The reality of working at your company is more complicated and more nuanced than any single opinion. 

The perception of a company is the opinion someone has formed based on the information they have to hand. The truth is the everyday lived reality of people working in the organisation and what they actually experience. As you will already understand from your own experience of joining a company, what people think about the company is only a fraction of the reality to be discovered behind the scenes one you have joined. People will think what they want to think about you based on what they have heard and perhaps personally experienced. 

The fact that your employer brand is a perception that cannot be directly controlled is an important realisation for your employer branding work. Recognising that a perception cannot be directly changed by any of your actions is transformational in the way you approach your work. 

Employer Brand is the perception people have about your company as an employer.

Employer Value Proposition is the articulation of the truth about what it is like to work at the company.

Now there is no company on the planet that is perfect in every way, so when you think about the truth you need to be authentic in how you portray it for two reasons: 

  1. When someone joins the company they should not be surprised at what they find. If the reality of what they experience is vastly different from what they were sold at the outset, they will not last long at the company.
  2. You want people to join the company and succeed and the people most likely to succeed are the ones that are equipped to thrive in your cultural environment. They will be able to propel their careers forward because of the good things you have to offer and because they are resilient to the bad things.

We will cover more of this in a future post, but to clarify these thoughts here is a fictitious example.

Imagine a company with an inspiring leader, an exciting suite of products, and yet with weak management and a propensity for changing direction very rapidly with no warning.

To succeed in such a company you will of course need to be excited about the products, be capable in performing the job at hand, but also be someone who can get work done independently of leadership, be comfortable with uncertainty and resilient to rapid changes.

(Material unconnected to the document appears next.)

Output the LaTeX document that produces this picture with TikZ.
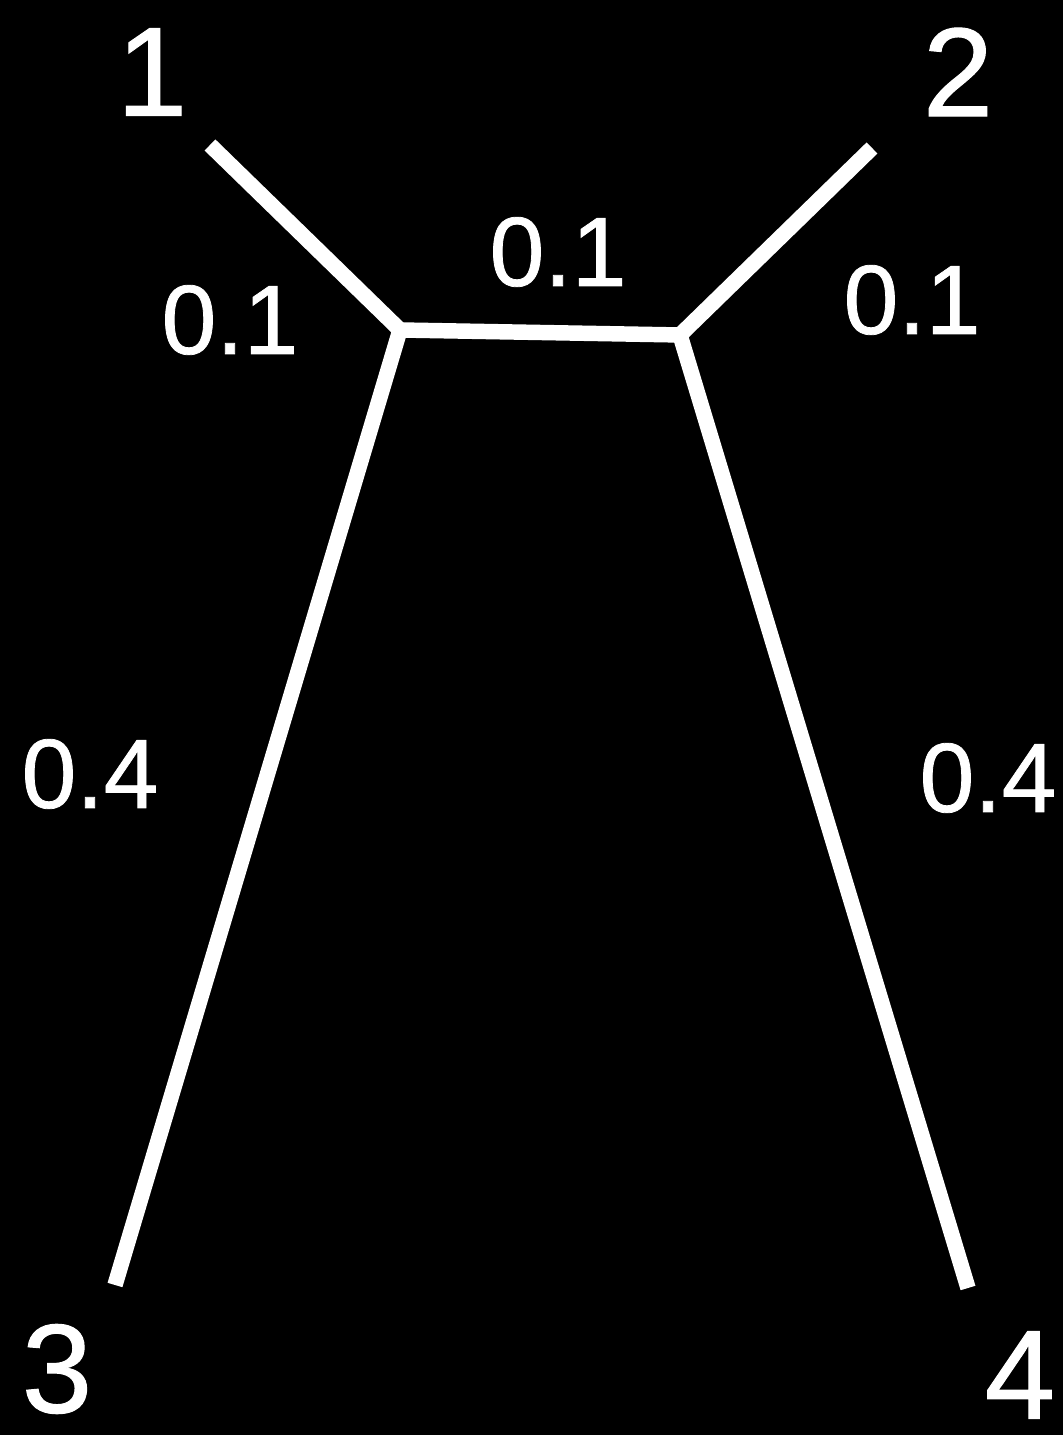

When you portray your own company you need to do so in an authentic way which attracts people who are likely to succeed and discourages those who are not.

Another way of looking at the tension between Employer Brand and Employer Value Proposition is as yin (Employer Brand as the passive, receptive aspect) and yang (EVP, the active aspect). 

Both are always intertwined and continually exert a force on each other. You can change your EVP to influence your Employer Brand, and the Employer Brand influences how you portray your EVP.